Bill Clinton accepts the King Center’s Salute to Greatness Award

The former president emphasized the importance of MLK’s “beloved community,” bantered with Andrew Young, and praised the Pope.
1099

During Saturday’s annual King Center Salute to Greatness Awards dinner, former Atlanta mayor and United Nations ambassador Andrew Young introduced former President Bill Clinton with the utmost praise, calling him “probably the most-loved human being on Earth.”

Clinton, however, had a different candidate in mind for that particular honor.

“Andy Young, I love you with all my heart, but it’s not true that I’m the most popular person on the planet,” Clinton said, “The Pope is.”

Clinton jokingly remarked that he was having a pretty good run at being the world’s most popular person until the pontiff “played a card I can’t trump” by announcing to the world’s children that pets have souls and could go to heaven. When Clinton’s 12-year-old black lab passed away shortly after, “the Pope got my vote too,” he said. “He’s one cool dude.” (Note: The Washington Post has reported the remarks about pets in heaven were misattributed to Pope Francis and were based off a comment by Pope Paul VI.)

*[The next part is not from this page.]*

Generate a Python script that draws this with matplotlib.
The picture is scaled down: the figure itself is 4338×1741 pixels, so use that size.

Clinton received the Center’s award for his humanitarian work with the Clinton Foundation, which has helped people living with HIV and AIDS and has worked to fight climate change, among other initiatives. During his 16-minute acceptance speech, he stressed the importance of creating the “beloved community” articulated by Martin Luther King Jr.—one that is economically and politically inclusive.

“Everywhere in the world, people with dreams and hopes, they deserve to be part of a beloved community,” he said, “I was reminded all over again when I was sitting through Selma. It wasn’t like I didn’t live through it, and I swear, just like it was the first time, when they went across the bridge the second time, I stood up and started cheering all by myself. It was just evidence of the fact that we all want to live in a beloved community. We all want to think we can do great things because we have a launching pad.”

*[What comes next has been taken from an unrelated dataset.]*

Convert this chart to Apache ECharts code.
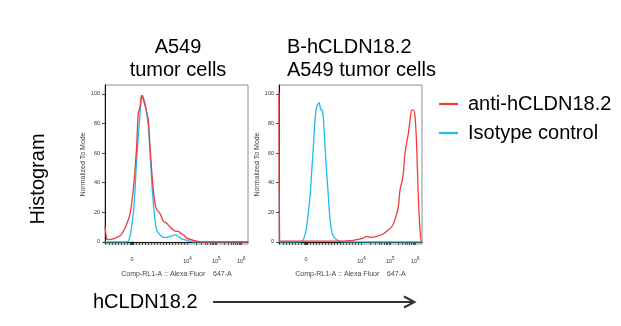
<!DOCTYPE html>
<html>
<head>
<meta charset="utf-8">
<script src="https://cdn.jsdelivr.net/npm/echarts@6/dist/echarts.min.js"></script>
<style>
  html, body { margin: 0; padding: 0; background: #fff; }
  #chart { width: 621px; height: 326px; }
</style>
</head>
<body>
<div id="chart"></div>
<script>
// Flow histograms on a biexponential display scale: x = display channel (0-1000), y = % of mode
const seriesNames = ['anti-hCLDN18.2', 'Isotype control'];
const panelTitles = [['A549', 'tumor cells'], ['B-hCLDN18.2', 'A549 tumor cells']];

// A549 tumor cells
const antiA549 = [[0,11],[12,2],[23,1.5],[58,2],[82,3],[105,4],[128,7],[152,12],[175,19],[198,35],[210,49],[221,64],[233,87],[245,91],[256,99],[268,96],[280,92],[291,88],[303,82],[315,64],[326,49],[338,35],[350,26],[361,22],[385,19],[408,14],[431,12.6],[455,10],[478,8],[501,7],[513,7],[524,6],[548,4.7],[571,2.5],[618,1],[664,0],[1000,0]];
const isoA549 = [[0,0],[152,0],[163,0.5],[175,3.6],[186,10],[198,19],[210,35],[221,55],[233,71],[245,87],[256,98],[263,99],[273,96],[280,94],[291,87],[303,78],[315,60],[326,42],[338,26],[350,15],[361,8],[385,4.7],[408,3],[431,3],[455,3.6],[490,4.7],[513,3.6],[536,2],[571,1],[618,0],[1000,0]];

// B-hCLDN18.2 A549 tumor cells
const antiB = [[0,101],[4,1],[12,0.5],[450,0.5],[497,0.7],[543,1.4],[590,2.5],[613,3.6],[636,3],[683,3.6],[730,5.4],[765,8],[788,10],[811,15],[835,24],[846,35],[858,40],[869,46],[881,60],[893,67],[904,73],[916,82],[928,89],[939,89],[951,85],[963,64],[974,31],[986,8],[995,0],[1000,0]];
const isoB = [[0,0],[147,0],[170,1.4],[193,10],[217,31],[228,46],[240,64],[252,82],[263,91],[280,94],[291,90],[305,88],[315,76],[329,53],[345,31],[357,15],[375,4.7],[403,1.4],[450,0],[1000,0]];

// axis ticks
const xTickValues = [189, 577, 778, 953];
const xTickLabels = ['0', '10{s|4}', '10{s|5}', '10{s|6}'];
const yTickValues = [0, 20, 40, 60, 80, 100];

const RED = '#f23a3a';
const CYAN = '#1cbdee';
const FONT = 'Liberation Sans, Arial, sans-serif';

// minor ticks: linear region around zero plus log steps within each decade
const xMinorTicks = [];
for (let c = 30; c < 560; c += 21) xMinorTicks.push(c);
[183, 186, 192, 195].forEach(v => xMinorTicks.push(v));
for (let d = 1; d < xTickValues.length - 1; d++) {
  const a = xTickValues[d], b = xTickValues[d + 1];
  for (let k = 2; k <= 9; k++) xMinorTicks.push(a + (b - a) * Math.log10(k));
}
const xAllTicks = xTickValues.concat(xMinorTicks).sort((p, q) => p - q);

const chart = echarts.init(document.getElementById('chart'), null, { renderer: 'canvas' });

function xAxisFor(gi) {
  return {
    type: 'value', gridIndex: gi, min: 0, max: 1000,
    name: 'Comp-RL1-A :: Alexa Fluor    647-A',
    nameLocation: 'middle', nameGap: 27,
    nameTextStyle: { fontSize: 7, color: '#444', fontFamily: FONT },
    axisLine: { show: true, lineStyle: { color: '#111', width: 1 } },
    axisTick: { show: true, length: 3, customValues: xAllTicks, lineStyle: { color: '#222', width: 0.8 } },
    axisLabel: {
      show: true, customValues: xTickValues, margin: 12,
      fontSize: 5.5, color: '#333', fontFamily: FONT,
      formatter: v => xTickLabels[xTickValues.indexOf(v)] || '',
      rich: { s: { fontSize: 4.5, color: '#333', fontFamily: FONT, verticalAlign: 'top', padding: [0, 0, 5, 0] } }
    },
    splitLine: { show: false }
  };
}
function yAxisFor(gi) {
  return {
    type: 'value', gridIndex: gi, min: -1.5, max: 106,
    name: 'Normalized To Mode', nameLocation: 'middle', nameGap: 17,
    nameTextStyle: { fontSize: 7, color: '#444', fontFamily: FONT },
    axisLine: { show: true, lineStyle: { color: '#111', width: 1 } },
    axisTick: { show: true, length: 3, customValues: yTickValues, lineStyle: { color: '#222', width: 0.8 } },
    axisLabel: { show: true, customValues: yTickValues, margin: 5, fontSize: 5.5, color: '#333', fontFamily: FONT },
    splitLine: { show: false }
  };
}
function lineSeries(name, data, color, gi) {
  return {
    name, type: 'line', data, xAxisIndex: gi, yAxisIndex: gi,
    showSymbol: false, symbol: 'none', smooth: 0.3,
    lineStyle: { color, width: 1.3 }, itemStyle: { color },
    silent: true, animation: false, z: name === seriesNames[0] ? 3 : 2
  };
}

const gridCommon = { top: 85, height: 159, width: 143, show: true, borderColor: '#8c8c8c', borderWidth: 1, backgroundColor: '#fff' };

const titleTexts = [];
panelTitles[0].forEach((t, i) => titleTexts.push({
  type: 'text', x: 178, y: 47 + i * 23,
  style: { text: t, fontSize: 20, fontFamily: FONT, fill: '#000', textAlign: 'center', textVerticalAlign: 'middle' }
}));
panelTitles[1].forEach((t, i) => titleTexts.push({
  type: 'text', x: 287, y: 47 + i * 23,
  style: { text: t, fontSize: 20, fontFamily: FONT, fill: '#000', textAlign: 'left', textVerticalAlign: 'middle' }
}));

chart.setOption({
  animation: false,
  backgroundColor: '#fff',
  grid: [Object.assign({ left: 105 }, gridCommon), Object.assign({ left: 279 }, gridCommon)],
  xAxis: [xAxisFor(0), xAxisFor(1)],
  yAxis: [yAxisFor(0), yAxisFor(1)],
  legend: {
    orient: 'vertical', left: 434, top: 89, itemGap: 9,
    icon: 'rect', itemWidth: 19, itemHeight: 2.2,
    textStyle: { fontSize: 20, color: '#000', fontFamily: FONT, padding: [0, 0, 0, 5] },
    data: seriesNames, selectedMode: false
  },
  series: [
    lineSeries(seriesNames[1], isoA549, CYAN, 0),
    lineSeries(seriesNames[0], antiA549, RED, 0),
    lineSeries(seriesNames[1], isoB, CYAN, 1),
    lineSeries(seriesNames[0], antiB, RED, 1)
  ],
  graphic: titleTexts.concat([
    { type: 'text', x: 38, y: 179, rotation: Math.PI / 2,
      style: { text: 'Histogram', fontSize: 20, fontFamily: FONT, fill: '#000', textAlign: 'center', textVerticalAlign: 'middle' } },
    { type: 'text', x: 93, y: 302,
      style: { text: 'hCLDN18.2', fontSize: 20, fontFamily: FONT, fill: '#000', textAlign: 'left', textVerticalAlign: 'middle' } },
    { type: 'line', shape: { x1: 213, y1: 302, x2: 414, y2: 302 }, style: { stroke: '#333', lineWidth: 2 } },
    { type: 'polyline', shape: { points: [[404, 296.5], [414.5, 302], [404, 307.5]] }, style: { stroke: '#333', lineWidth: 2, fill: null } }
  ])
});
</script>
</body>
</html>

He’d previously referred to Selma when he first took the stage, joking that he had asked Young, “Were you ever that thin?”

Clinton praised the King Center’s Nonviolence 365 program, saying that it “gives [young people] a home where is okay not to hate.” He stressed that in contrast, shame-based cultures were “a curse on the young,” and that children should be instead raised in pride.

“That’s why the King Center is important,” he said, “It is very important to remember that at the end of his life, Dr. King was in Memphis . . . helping the sanitation workers on his way to kick off the Poor People’s Campaign in Washington D.C. because the beloved community is about inclusive economics and giving everybody a chance to work and be rewarded for it.”

Clinton noted that a beloved community isn’t a place where everyone constantly agrees with each other, but a society that places importance in common humanity rather than differences. He used the example of the Human Genome Project to illustrate the idea, saying that while it has been discovered that non-age-related differences are only rooted in one half of one percent of the genome, people spend 99 and a half percent of their time thinking about those differences. (He also joked that he hoped the audience liked the genome project, as he spent 3 billion dollars of taxpayer’s money on the research.)

“The most important conflicts in the world today are identity conflicts,” Clinton said, “And the first decision everybody has to make in a world where we’re all terminal is whether or not our differences or our common humanity is most important.”

Clinton closed his speech by returning to the civil rights movement.

“Fifty years ago, a lot of people took a lot of chances. Walking across the Edmund Pettus Bridge. Showing up for church one Sunday in Birmingham. To get up and walk through the day and breathe was a chance. Now, we’re all term-limited, but they increased their risk of a short term so that you could be here in Atlanta sitting at these fancy tables tonight. The least we can do is give our young people a down payment on the real beloved community.”